Many legacy-chip makers are hesitant to make big investments for new capacity because by the time a new factory starts production in a few years, there may not be the same demand, resulting in underused plants and losses. “If you think about oversupply, that’s very scary,” said Dale Gai, a Taiwan-based research director at Counterpoint who focuses on semiconductors.

Also, a new factory for older-technology chips, such as a 28-nanometer facility, would lose money because of the upfront costs and lower production yields at the start—something the biggest competitors, operating depreciated machinery in years-old factories with efficient cost structures, would not face, said Peter Hanbury, a partner at Bain who specializes in semiconductors.

Taiwan-based United Microelectronics Corp., a major producer of the world’s legacy chips, has noted how such market considerations make it challenging to expand capacity for older-technology chips made on 8-inch and 12-inch wafers.

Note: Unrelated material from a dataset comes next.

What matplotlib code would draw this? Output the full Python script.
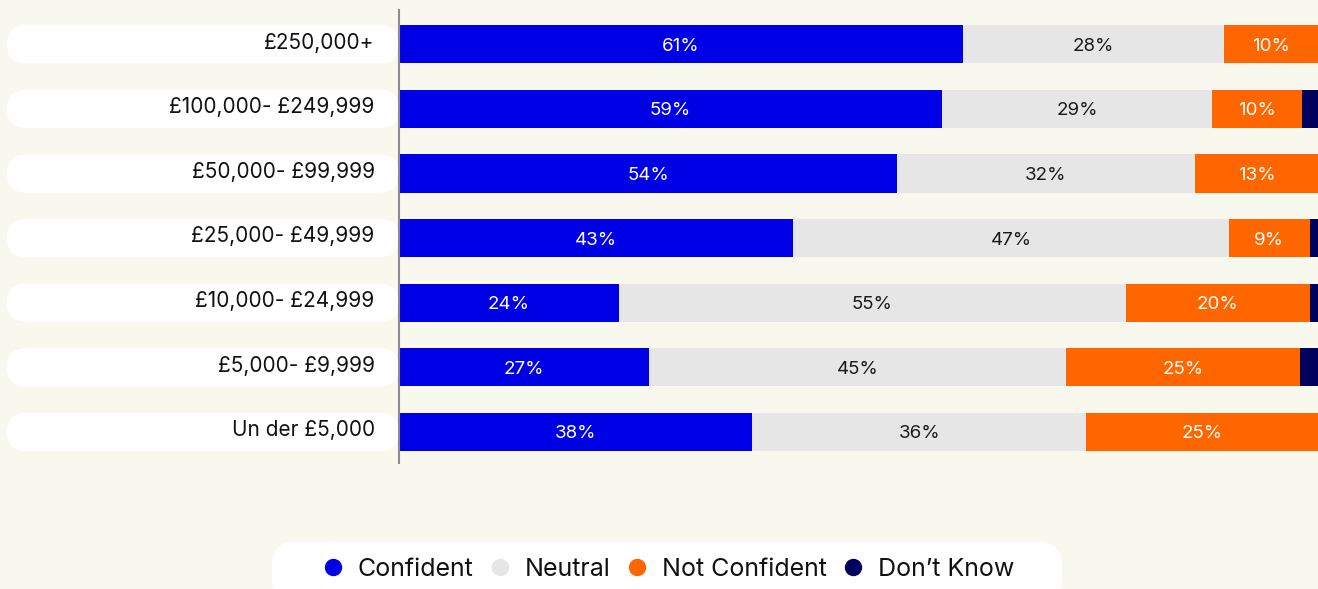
import matplotlib
matplotlib.use("Agg")
import numpy as np
import matplotlib.pyplot as plt
from matplotlib.patches import FancyBboxPatch
from matplotlib.lines import Line2D
from matplotlib.transforms import IdentityTransform

# ---- data ----
categories = ["£250,000+", "£100,000- £249,999", "£50,000- £99,999",
              "£25,000- £49,999", "£10,000- £24,999", "£5,000- £9,999",
              "Un der £5,000"]
confident = [61.4, 59.1, 54.2, 42.9, 23.9, 27.2, 38.4]
neutral = [28.4, 29.4, 32.4, 47.4, 55.2, 45.4, 36.4]
not_confident = [10.2, 9.8, 13.4, 8.8, 20.0, 25.4, 25.2]
dont_know = [0.0, 1.7, 0.0, 0.9, 0.9, 2.0, 0.0]

series_names = ["Confident", "Neutral", "Not Confident", "Don\u2019t Know"]
colors = ["#0000e6", "#e6e6e6", "#ff6600", "#00005f"]
label_colors = ["white", "#1a1a1a", "white", None]

BG = "#f9f8ef"
plt.rcParams["font.family"] = ["Inter", "DejaVu Sans"]

W, H = 1318, 589
fig = plt.figure(figsize=(W / 100, H / 100), dpi=100, facecolor=BG)
# axes occupy pixel columns 399..1318 and rows 10..463
ax = fig.add_axes([399 / W, (H - 463) / H, 1 - 399 / W, 453 / H])
ax.set_facecolor(BG)

y = np.arange(len(categories))
bar_h = 0.59
left = np.zeros(len(categories))
for vals, col, tcol in zip([confident, neutral, not_confident, dont_know],
                           colors, label_colors):
    vals = np.array(vals)
    ax.barh(y, vals, left=left, height=bar_h, color=col, zorder=3)
    if tcol is not None:
        for yi, l, v in zip(y, left, vals):
            if v > 0:
                ax.text(l + v / 2, yi + 0.03, f"{v:.0f}%", ha="center", va="center",
                        color=tcol, fontsize=13.5, zorder=4)
    left += vals

ax.set_xlim(0, 100)
ax.set_ylim(6.48, -0.53)
ax.set_xticks([])
ax.set_yticks([])
for s in ["top", "right", "bottom"]:
    ax.spines[s].set_visible(False)
ax.spines["left"].set_color("#8c8c8c")
ax.spines["left"].set_linewidth(1.5)
ax.spines["left"].set_zorder(5)

# category pills in pixel coordinates, placed from the data transform
for yi, cat in zip(y, categories):
    _, ytop = ax.transData.transform((0, yi - bar_h / 2))
    x0, ybot = ax.transData.transform((0, yi + bar_h / 2))
    ph = ytop - ybot
    pill = FancyBboxPatch((7, ybot), x0 - 7, ph,
                          boxstyle=f"round,pad=0,rounding_size={ph / 2}",
                          transform=IdentityTransform(), facecolor="white",
                          edgecolor="none", zorder=-1)
    fig.add_artist(pill)
    ax.annotate(cat, xy=(0, yi), xytext=(-17.5, 1.2), textcoords="offset points",
                ha="right", va="center", fontsize=15, color="#111111",
                annotation_clip=False)

# legend pill
leg_pill = FancyBboxPatch((272, -12), 790, 59,
                          boxstyle="round,pad=0,rounding_size=23",
                          transform=IdentityTransform(), facecolor="white",
                          edgecolor="none", zorder=-1)
fig.add_artist(leg_pill)
handles = [Line2D([], [], marker="o", linestyle="none", markersize=11.5,
                  markerfacecolor=c, markeredgecolor=c) for c in colors]
fig.legend(handles, series_names, loc="center", bbox_to_anchor=(667 / W, 1 - 569 / H),
           ncol=4, frameon=False, fontsize=18, handlelength=1.0,
           handletextpad=0.5, columnspacing=0.55, labelcolor="#111111")

fig.savefig("out.png", dpi=100, facecolor=BG)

“If the economics stays the same, it will be very difficult to have a justified return on investment,” UMC Co-President Jason Wang told investors in July.

Government subsidies can play a role in motivating chip manufacturers to build new plants, but they are concentrated on next-generation chip technologies. In June, the U.S. Senate approved $52 billion in funding to support semiconductor research and production, but just $2 billion was earmarked for legacy chip production.

Some legacy-chip makers are boosting investments to levels they say reflect a prudent response to demand. UMC has pulled the trigger on a $2.3 billion expansion this year—but only after securing advance bookings from customers and locking in pricing. Two auto-chip players, STMicroelectronics NV and Infineon Technologies AG, plan to invest $2.1 billion and $1.2 billion respectively this year for capacity expansions, according to Gartner. Texas Instruments Inc., which manufactures analog chips for automotive and industrial applications, has spent $1.2 billion in capital expenditure this year through the end of September.

Still, many legacy-chip makers are inclined to hold off on big bets because “rational capacity” is a principle that has shaped the industry for decades, Bain’s Mr. Hanbury said. “The last thing you want to do is spend billions on a new plant and not have it loaded” with orders, he said.